Prof Jay adds: “From a political perspective, the approach of avoiding public discussion of the issues was ill judged.”
Other than two meetings in 2011, there was no direct engagement with the Pakistani community about the issue of child sexual exploitation, despite “strong concern” from community leaders that there should be.
One of the local Pakistani women’s groups described how Pakistani-heritage girls were targeted by taxi drivers and on occasion by older men lying in wait outside school gates at dinner times and after school.
They also cited cases in Rotherham where Pakistani landlords had befriended Pakistani women and girls on their own for purposes of sex, then passed on their name to other men who had then contacted them for sex.
The women and girls feared reporting such incidents to the Police because it would affect their future marriage prospects.

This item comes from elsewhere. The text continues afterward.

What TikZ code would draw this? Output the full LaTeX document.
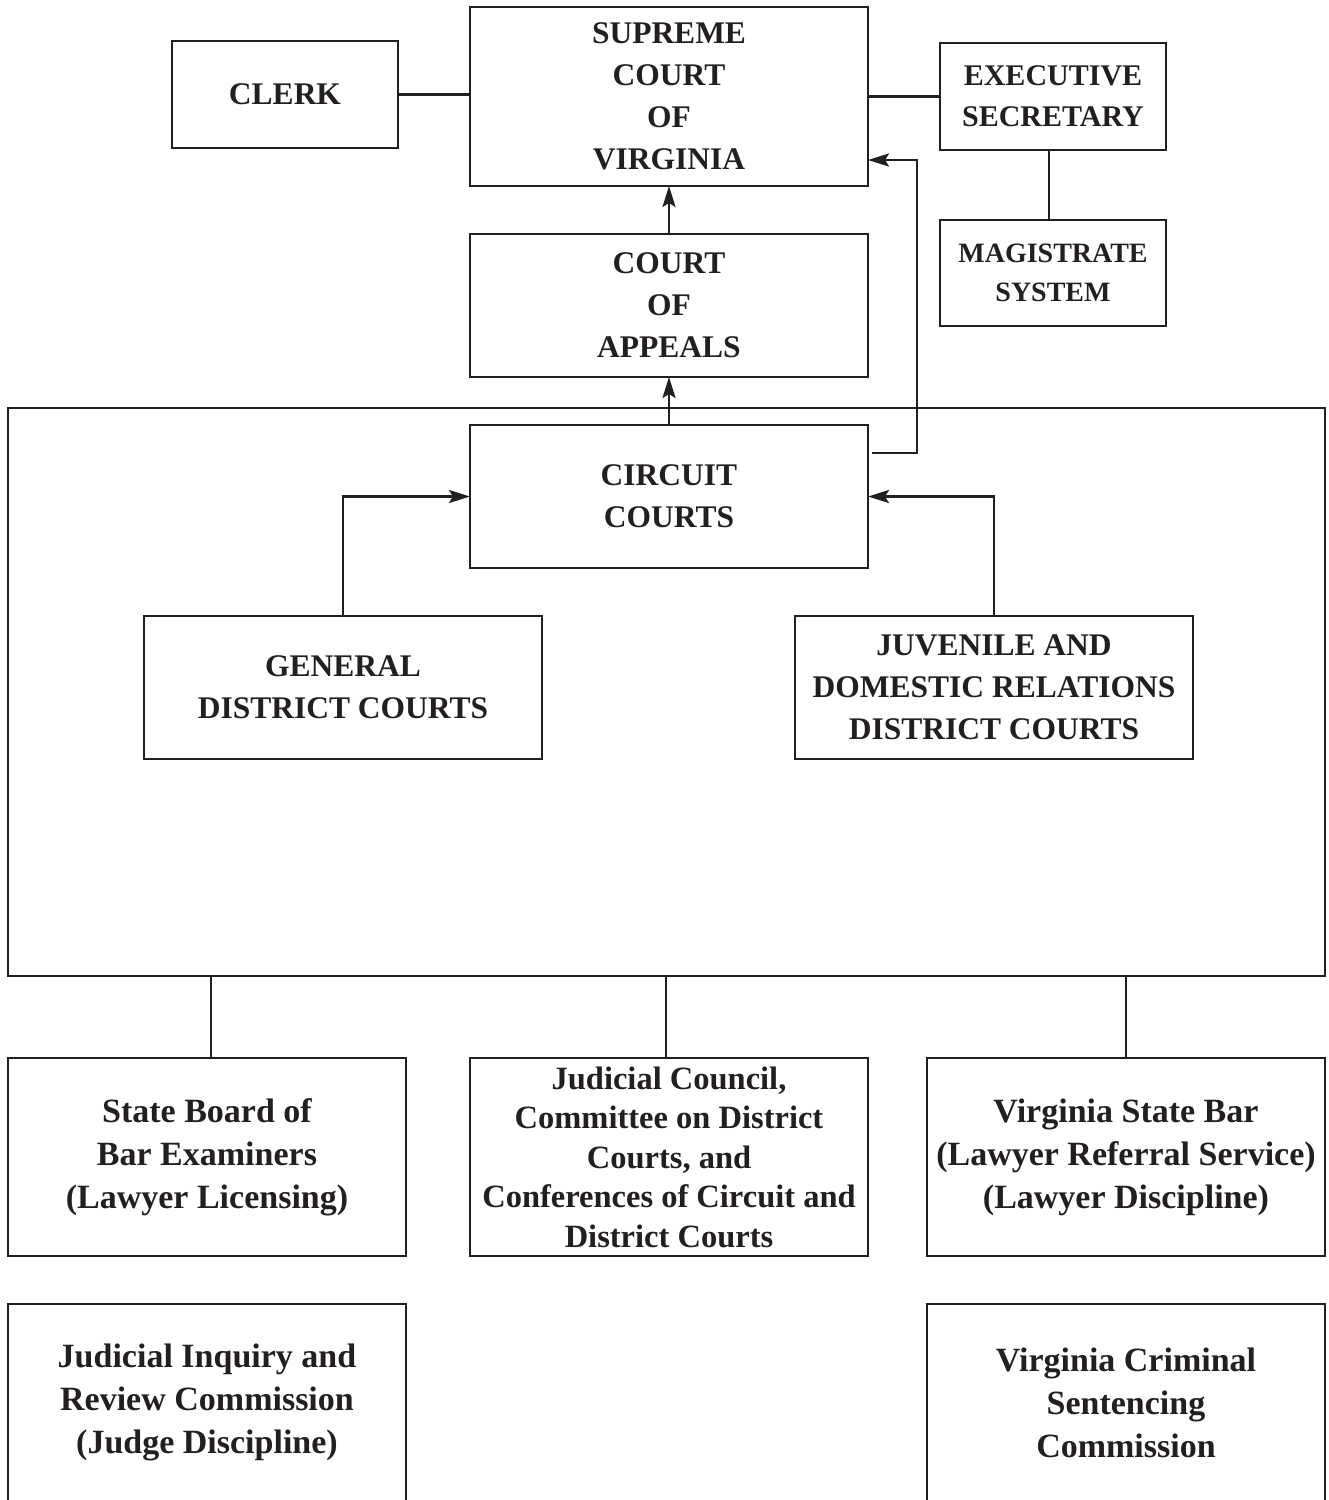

The report stated that there had been a prevalent denial of the existence of child sexual exploitation in the Borough in the early years but added that by 2005, it was hard to believe that any senior officers or members from the Leader and the Chief Executive downwards, were not aware of the issue.
The report went on that most council members showed little obvious leadership or interest in child sexual exploitation.
The report said: “The possible reasons for this are not clear but may include denial that this could occur in Rotherham, concern that the ethnic element could damage community cohesion, worry about reputational risk to the Borough if the issue was brought fully into the public domain, and the belief that if that occurred, it might compromise police operations.”
It concluded: “The prevailing culture at the most senior level of the Council, until 2009, as described by several people, was bullying and ‘macho’, and not an appropriate climate in which to discuss the rape and sexual exploitation of young people.”